=== Data extract ===
'''

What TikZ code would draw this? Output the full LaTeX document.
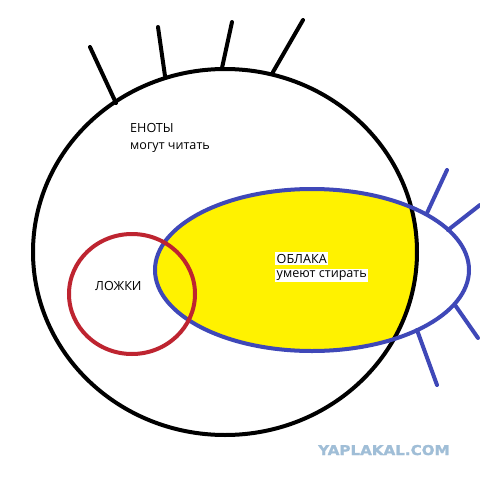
\documentclass[tikz,border=0pt]{standalone}
\usepackage{fontspec}
\setmainfont{Open Sans}
\newfontfamily\wmfont{DejaVu Sans}[BoldFeatures={FakeBold=1.5}]
\definecolor{inkblack}{RGB}{0,0,0}
\definecolor{inkblue}{RGB}{63,72,184}
\definecolor{inkred}{RGB}{190,36,48}
\definecolor{inkyellow}{RGB}{255,242,0}
\definecolor{wmblue}{RGB}{160,190,215}
\tikzset{
  stroke/.style={line width=4pt, line cap=round},
  label/.style={inner sep=0pt, anchor=base west, font=\fontsize{12.6}{14}\selectfont},
}
\begin{document}
\begin{tikzpicture}[x=1pt,y=-1pt]
\useasboundingbox (0,0) rectangle (480,480);
\fill[white] (0,0) rectangle (480,480);
% yellow fill: clouds inside raccoons
\begin{scope}
  \clip (225,252) ellipse [x radius=192pt, y radius=183pt];
  \fill[inkyellow] (312,270) ellipse [x radius=157pt, y radius=81pt];
\end{scope}
% big black circle and hairs
\draw[stroke, inkblack] (225,252) ellipse [x radius=192pt, y radius=183pt];
\draw[stroke, inkblack] (90,47) -- (116,103);
\draw[stroke, inkblack] (158,27) -- (165,76);
\draw[stroke, inkblack] (232,22) -- (222,68);
\draw[stroke, inkblack] (303,20) -- (273,72);
% blue ellipse and hairs
\draw[stroke, inkblue] (312,270) ellipse [x radius=157pt, y radius=81pt];
\draw[stroke, inkblue] (447,170) -- (427,213);
\draw[stroke, inkblue] (480,205) -- (448,230);
\draw[stroke, inkblue] (455,305) -- (478,338);
\draw[stroke, inkblue] (417,330) -- (437,385);
% red circle
\draw[stroke, inkred] (132,294) ellipse [x radius=63pt, y radius=60pt];
% texts
\node[label] (enoty) at (130,132) {ЕНОТЫ};
\node[label] (enoty2) at (130,149) {могут читать};
\node[label] (lozhki) at (95,290) {ЛОЖКИ};
\node[label, fill=white, inner sep=1.5pt] (oblaka) at (275,263) {ОБЛАКА};
\node[label, fill=white, inner sep=1.5pt] (oblaka2) at (275,277) {умеют стирать};
\node[inner sep=0pt, anchor=base west, xscale=1.12, transform shape, text=wmblue, font=\wmfont\bfseries\fontsize{13.5}{14}\selectfont] (wm) at (318,455) {YAPLAKAL.COM};
\end{tikzpicture}
\end{document}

'''

Reproduce the full listing faithfully, but do not carry over any pictures.

=== Reply to the exercise ===
What TikZ code would draw this? Output the full LaTeX document.
\documentclass[tikz,border=0pt]{standalone}
\usepackage{fontspec}
\setmainfont{Open Sans}
\newfontfamily\wmfont{DejaVu Sans}[BoldFeatures={FakeBold=1.5}]
\definecolor{inkblack}{RGB}{0,0,0}
\definecolor{inkblue}{RGB}{63,72,184}
\definecolor{inkred}{RGB}{190,36,48}
\definecolor{inkyellow}{RGB}{255,242,0}
\definecolor{wmblue}{RGB}{160,190,215}
\tikzset{
  stroke/.style={line width=4pt, line cap=round},
  label/.style={inner sep=0pt, anchor=base west, font=\fontsize{12.6}{14}\selectfont},
}
\begin{document}
\begin{tikzpicture}[x=1pt,y=-1pt]
\useasboundingbox (0,0) rectangle (480,480);
\fill[white] (0,0) rectangle (480,480);
% yellow fill: clouds inside raccoons
\begin{scope}
  \clip (225,252) ellipse [x radius=192pt, y radius=183pt];
  \fill[inkyellow] (312,270) ellipse [x radius=157pt, y radius=81pt];
\end{scope}
% big black circle and hairs
\draw[stroke, inkblack] (225,252) ellipse [x radius=192pt, y radius=183pt];
\draw[stroke, inkblack] (90,47) -- (116,103);
\draw[stroke, inkblack] (158,27) -- (165,76);
\draw[stroke, inkblack] (232,22) -- (222,68);
\draw[stroke, inkblack] (303,20) -- (273,72);
% blue ellipse and hairs
\draw[stroke, inkblue] (312,270) ellipse [x radius=157pt, y radius=81pt];
\draw[stroke, inkblue] (447,170) -- (427,213);
\draw[stroke, inkblue] (480,205) -- (448,230);
\draw[stroke, inkblue] (455,305) -- (478,338);
\draw[stroke, inkblue] (417,330) -- (437,385);
% red circle
\draw[stroke, inkred] (132,294) ellipse [x radius=63pt, y radius=60pt];
% texts
\node[label] (enoty) at (130,132) {ЕНОТЫ};
\node[label] (enoty2) at (130,149) {могут читать};
\node[label] (lozhki) at (95,290) {ЛОЖКИ};
\node[label, fill=white, inner sep=1.5pt] (oblaka) at (275,263) {ОБЛАКА};
\node[label, fill=white, inner sep=1.5pt] (oblaka2) at (275,277) {умеют стирать};
\node[inner sep=0pt, anchor=base west, xscale=1.12, transform shape, text=wmblue, font=\wmfont\bfseries\fontsize{13.5}{14}\selectfont] (wm) at (318,455) {YAPLAKAL.COM};
\end{tikzpicture}
\end{document}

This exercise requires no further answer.